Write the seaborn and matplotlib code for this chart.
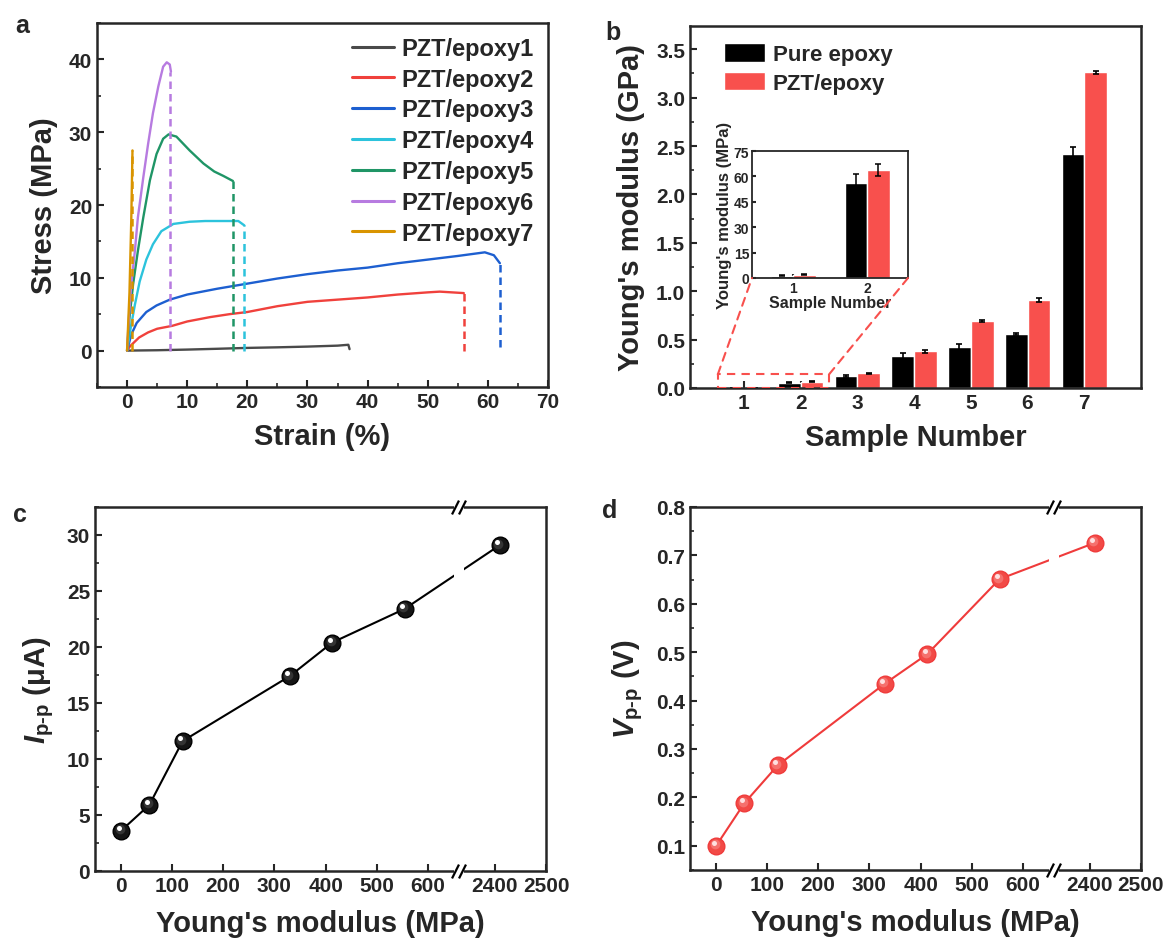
import numpy as np
import pandas as pd
import matplotlib
matplotlib.use("Agg")
import matplotlib.pyplot as plt
import seaborn as sns
from matplotlib.patches import Rectangle, ConnectionPatch
from matplotlib.ticker import MultipleLocator
from matplotlib.transforms import offset_copy, blended_transform_factory

# ---- (a) stress-strain curves ----
strain_1 = [0, 5, 10, 15, 20, 25, 30, 35, 36.8, 37.0]
stress_1 = [0, 0.05, 0.14, 0.25, 0.37, 0.45, 0.55, 0.68, 0.8, 0.2]
strain_2 = [0, 0.5, 1, 2, 3.5, 5, 7.5, 10, 13.8, 17, 20, 25, 30, 35, 40, 45, 50, 52, 54, 56]
stress_2 = [0, 0.6, 1.0, 1.8, 2.5, 3.0, 3.4, 4.0, 4.6, 5.0, 5.3, 6.1, 6.7, 7.0, 7.3, 7.7, 8.0, 8.1, 8.0, 7.9]
strain_3 = [0, 0.7, 1.6, 3.2, 4.9, 7.1, 10, 15, 20, 25, 30, 35, 40, 45, 50, 55, 59.5, 61, 62]
stress_3 = [0, 2.2, 3.8, 5.3, 6.2, 7.0, 7.7, 8.5, 9.2, 9.9, 10.5, 11.0, 11.4, 12.0, 12.5, 13.0, 13.5, 13.1, 12.0]
strain_4 = [0, 0.6, 1.3, 2.1, 3.2, 4.3, 5.7, 7.7, 10.4, 13, 16, 18.5, 19.5]
stress_4 = [0, 3.1, 6.3, 9.5, 12.5, 14.6, 16.4, 17.4, 17.7, 17.8, 17.8, 17.8, 17.2]
strain_5 = [0, 0.4, 1.0, 1.8, 2.7, 3.8, 4.9, 6.0, 6.9, 8.2, 10.4, 12.7, 14.5, 16.0, 17.6]
stress_5 = [0, 4.5, 9.1, 13.7, 18.3, 23.4, 27.0, 29.1, 29.7, 29.4, 27.5, 25.7, 24.6, 24.0, 23.3]
strain_6 = [0, 0.3, 0.7, 1.3, 1.8, 2.7, 3.5, 4.3, 5.2, 6.0, 6.6, 7.1, 7.3]
stress_6 = [0, 4.5, 9.1, 13.7, 18.3, 23.8, 28.4, 32.6, 36.3, 39.0, 39.6, 39.3, 38.3]
strain_7 = [0, 0.4, 0.7, 0.9]
stress_7 = [0, 8, 18, 27.5]

sample_names = ["PZT/epoxy1", "PZT/epoxy2", "PZT/epoxy3", "PZT/epoxy4",
                "PZT/epoxy5", "PZT/epoxy6", "PZT/epoxy7"]
curve_colors = ["#4a4a4a", "#f0413c", "#1d5fd0", "#2cc3dc", "#1f9566", "#b77be0", "#d99400"]

# fracture drops (dashed)
break_strain = [None, 56.0, 62.0, 19.5, 17.6, 7.2, 0.9]
break_top = [None, 7.9, 12.0, 17.2, 23.3, 38.3, 27.5]
break_bottom = [None, 0.0, 0.5, 0.0, 0.0, 0.0, 0.0]

# ---- (b) Young's modulus, GPa ----
sample_numbers = ["1", "2", "3", "4", "5", "6", "7"]
pure_epoxy = [0.0014, 0.056, 0.125, 0.33, 0.42, 0.56, 2.42]
pzt_epoxy = [0.002, 0.064, 0.15, 0.38, 0.69, 0.91, 3.26]
pure_err = [0.0005, 0.0055, 0.008, 0.03, 0.03, 0.012, 0.07]
pzt_err = [0.0005, 0.0037, 0.008, 0.015, 0.01, 0.02, 0.015]

# inset, MPa
inset_numbers = ["1", "2"]
inset_pure = [1.4, 55.9]
inset_pzt = [2.0, 63.7]
inset_pure_err = [0.5, 5.5]
inset_pzt_err = [0.5, 3.7]

# ---- (c), (d) output vs modulus ----
modulus = [1, 56, 121, 330, 413, 554, 2410]
ipp = [3.6, 5.9, 11.6, 17.4, 20.4, 23.4, 29.1]
vpp = [0.100, 0.188, 0.266, 0.435, 0.496, 0.651, 0.726]

RED = "#f8504d"

sns.set_style("ticks")
plt.rcParams["font.family"] = ["Liberation Sans", "DejaVu Sans"]
plt.rcParams.update({
    "font.weight": "bold",
    "axes.labelweight": "bold",
    "axes.linewidth": 1.8,
    "xtick.direction": "in",
    "ytick.direction": "in",
    "xtick.major.width": 1.5,
    "ytick.major.width": 1.5,
    "xtick.minor.width": 1.2,
    "ytick.minor.width": 1.2,
    "xtick.major.size": 5,
    "ytick.major.size": 5,
    "xtick.minor.size": 3,
    "ytick.minor.size": 3,
    "xtick.labelsize": 15,
    "ytick.labelsize": 15,
    "axes.labelsize": 21,
    "mathtext.fontset": "custom",
    "mathtext.rm": "Liberation Sans:bold",
    "mathtext.it": "Liberation Sans:italic:bold",
    "mathtext.bf": "Liberation Sans:bold",
})

fig = plt.figure(figsize=(11.66, 9.45), dpi=100)
W, H = 1166, 945


def px_axes(l, t, r, b):
    return fig.add_axes([l / W, 1 - b / H, (r - l) / W, (b - t) / H])


ax_a = px_axes(97, 24, 548, 388)
ax_b = px_axes(690, 27, 1141, 389)
ax_c = px_axes(95, 508, 546, 872)
ax_d = px_axes(690, 508, 1141, 871)

# ---------------- panel a ----------------
strains = [strain_1, strain_2, strain_3, strain_4, strain_5, strain_6, strain_7]
stresses = [stress_1, stress_2, stress_3, stress_4, stress_5, stress_6, stress_7]
df_a = pd.concat([pd.DataFrame({"strain": s, "stress": t, "sample": n})
                  for s, t, n in zip(strains, stresses, sample_names)])
sns.lineplot(data=df_a, x="strain", y="stress", hue="sample", hue_order=sample_names,
             palette=dict(zip(sample_names, curve_colors)), sort=False, estimator=None,
             lw=1.7, ax=ax_a)
for xs, top, bot, col in zip(break_strain, break_top, break_bottom, curve_colors):
    if xs is not None:
        ax_a.vlines(xs, bot, top, colors=col, linestyles=(0, (3, 2)), lw=1.8)
ax_a.set_xlim(-5, 70)
ax_a.set_ylim(-5, 45)
ax_a.xaxis.set_major_locator(MultipleLocator(10))
ax_a.xaxis.set_minor_locator(MultipleLocator(5))
ax_a.yaxis.set_major_locator(MultipleLocator(10))
ax_a.yaxis.set_minor_locator(MultipleLocator(5))
ax_a.set_xlabel("Strain (%)", labelpad=8)
ax_a.set_ylabel("Stress (MPa)", labelpad=8)
h, l = ax_a.get_legend_handles_labels()
leg = ax_a.legend(h, l, loc="upper right", bbox_to_anchor=(0.968, 0.962), frameon=False,
                  fontsize=17, handlelength=1.8, handletextpad=0.3, labelspacing=0.33,
                  borderpad=0, borderaxespad=0)
for line in leg.get_lines():
    line.set_linewidth(2.2)

# ---------------- panel b ----------------
df_b = pd.DataFrame({
    "sample": sample_numbers * 2,
    "modulus": pure_epoxy + pzt_epoxy,
    "type": ["Pure epoxy"] * 7 + ["PZT/epoxy"] * 7,
})
sns.barplot(data=df_b, x="sample", y="modulus", hue="type", palette=["black", RED],
            width=0.8, saturation=1, errorbar=None, ax=ax_b)
for cont, errs in zip(ax_b.containers, [pure_err, pzt_err]):
    for bar, e in zip(cont, errs):
        ax_b.errorbar(bar.get_x() + bar.get_width() / 2, bar.get_height(), yerr=e,
                      color="black", capsize=2.5, lw=1.2, capthick=1.2)
ax_b.set_xlim(-0.95, 7.0)
ax_b.set_ylim(0, 3.74)
ax_b.yaxis.set_major_locator(MultipleLocator(0.5))
ax_b.yaxis.set_minor_locator(MultipleLocator(0.25))
ax_b.yaxis.set_major_formatter(matplotlib.ticker.FormatStrFormatter("%.1f"))
ax_b.set_xlabel("Sample Number", labelpad=8)
ax_b.set_ylabel("Young's modulus (GPa)", labelpad=8)
h, l = ax_b.get_legend_handles_labels()
ax_b.legend(h, l, loc="upper left", bbox_to_anchor=(0.075, 0.952), frameon=False,
            fontsize=16, handlelength=1.85, handleheight=0.9, handletextpad=0.35,
            labelspacing=0.3, borderpad=0, borderaxespad=0)

# zoom box around samples 1-2
ZOOM_X0, ZOOM_X1, ZOOM_TOP = -0.46, 1.5, 0.14
ax_b.add_patch(Rectangle((ZOOM_X0, 0), ZOOM_X1 - ZOOM_X0, ZOOM_TOP, fill=False, ec=RED,
                         lw=1.5, ls=(0, (4, 3)), zorder=5, transform=ax_b.transData))

ax_in = px_axes(752, 152, 908, 279)
df_in = pd.DataFrame({
    "sample": inset_numbers * 2,
    "modulus": inset_pure + inset_pzt,
    "type": ["Pure epoxy"] * 2 + ["PZT/epoxy"] * 2,
})
sns.barplot(data=df_in, x="sample", y="modulus", hue="type", palette=["black", RED],
            width=0.6, saturation=1, errorbar=None, legend=False, ax=ax_in)
for cont, errs in zip(ax_in.containers, [inset_pure_err, inset_pzt_err]):
    for bar, e in zip(cont, errs):
        ax_in.errorbar(bar.get_x() + bar.get_width() / 2, bar.get_height(), yerr=e,
                       color="black", capsize=2.5, lw=1.1, capthick=1.1)
ax_in.set_xlim(-0.56, 1.55)
ax_in.set_ylim(0, 75)
ax_in.yaxis.set_major_locator(MultipleLocator(15))
ax_in.tick_params(labelsize=10, length=3, pad=2)
for sp in ax_in.spines.values():
    sp.set_linewidth(1.3)
ax_in.set_xlabel("Sample Number", fontsize=11.5, labelpad=0)
ax_in.set_ylabel("Young's modulus (MPa)", fontsize=12, labelpad=1)

for xa, xb in [(ZOOM_X0, 0.0), (ZOOM_X1, 1.0)]:
    con = ConnectionPatch(xyA=(xa, ZOOM_TOP), coordsA=ax_b.transData,
                          xyB=(xb, 0.0), coordsB=ax_in.transAxes,
                          color=RED, lw=1.5, ls=(0, (4, 3)))
    fig.add_artist(con)

# ---------------- panels c, d (broken x axis) ----------------
BRK_LO, BRK_HI, BRK_GAP = 650.0, 2340.0, 20.0


def fwd(x):
    x = np.asarray(x, dtype=float)
    mid = BRK_LO + (x - BRK_LO) * BRK_GAP / (BRK_HI - BRK_LO)
    return np.where(x <= BRK_LO, x, np.where(x >= BRK_HI, x - BRK_HI + BRK_LO + BRK_GAP, mid))


def inv(t):
    t = np.asarray(t, dtype=float)
    mid = BRK_LO + (t - BRK_LO) * (BRK_HI - BRK_LO) / BRK_GAP
    return np.where(t <= BRK_LO, t, np.where(t >= BRK_LO + BRK_GAP, t - BRK_LO - BRK_GAP + BRK_HI, mid))


def style_broken(ax):
    ax.set_xscale("function", functions=(fwd, inv))
    ax.set_xlim(-50, 2500)
    ax.set_xticks([0, 100, 200, 300, 400, 500, 600, 2400, 2500])
    ax.axvspan(BRK_LO, BRK_HI, color="white", lw=0, zorder=2.2)
    tr = blended_transform_factory(ax.transData, ax.transAxes)
    x1 = float(inv(BRK_LO + 3))
    x2 = float(inv(BRK_LO + BRK_GAP - 3))
    for y in (0, 1):
        ax.plot([BRK_LO, BRK_HI], [y, y], color="white", lw=4, transform=tr,
                clip_on=False, zorder=6, solid_capstyle="butt")
        ax.plot([x1, x2], [y, y], ls="none", marker=[(-1, -2), (1, 2)], ms=10,
                mec="black", mew=1.6, transform=tr, clip_on=False, zorder=7)
    ax.set_xlabel("Young's modulus (MPa)", labelpad=10)


def spheres(ax, y, base, edge, mid, spot):
    sns.lineplot(x=modulus, y=y, color=edge, lw=1.5, sort=False, estimator=None, ax=ax)
    ax.plot(modulus, y, "o", ms=12, mfc=base, mec=edge, mew=1.0, zorder=3)
    ax.plot(modulus, y, "o", ms=7, mfc=mid, mec="none", alpha=0.8, zorder=3.1,
            transform=offset_copy(ax.transData, fig=fig, x=-1.5, y=1.5, units="dots"))
    ax.plot(modulus, y, "o", ms=3.6, mfc=spot, mec="none", zorder=3.2,
            transform=offset_copy(ax.transData, fig=fig, x=-2.5, y=3.0, units="dots"))


spheres(ax_c, ipp, "#151515", "black", "#3c3c3c", "white")
style_broken(ax_c)
ax_c.set_ylim(0, 32.5)
ax_c.yaxis.set_major_locator(MultipleLocator(5))
ax_c.yaxis.set_minor_locator(MultipleLocator(2.5))
ax_c.set_ylabel(r"$\mathit{I}_{\mathrm{p\text{-}p}}$ (μA)", labelpad=8)

spheres(ax_d, vpp, "#f24a46", "#ef3b3b", "#f77b78", "#ffe0e0")
style_broken(ax_d)
ax_d.set_ylim(0.05, 0.8)
ax_d.yaxis.set_major_locator(MultipleLocator(0.1))
ax_d.yaxis.set_minor_locator(MultipleLocator(0.05))
ax_d.set_ylabel(r"$\mathit{V}_{\mathrm{p\text{-}p}}$ (V)", labelpad=8)

for ax in (ax_a, ax_b, ax_c, ax_d):
    ax.tick_params(top=False, right=False, which="both")
    for sp in ax.spines.values():
        sp.set_visible(True)

for txt, x, y in [("a", 15, 33), ("b", 605, 40), ("c", 13, 522), ("d", 602, 518)]:
    fig.text(x / W, 1 - y / H, txt, fontsize=18, weight="bold", va="baseline", ha="left")

fig.savefig("out.png", dpi=100)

Job: Write out, word for word, the lines from the start of the data through the one holding "from matplotlib.transforms import". Omit pictures.

Solution to the problem:
Write the seaborn and matplotlib code for this chart.
import numpy as np
import pandas as pd
import matplotlib
matplotlib.use("Agg")
import matplotlib.pyplot as plt
import seaborn as sns
from matplotlib.patches import Rectangle, ConnectionPatch
from matplotlib.ticker import MultipleLocator
from matplotlib.transforms import offset_copy, blended_transform_factory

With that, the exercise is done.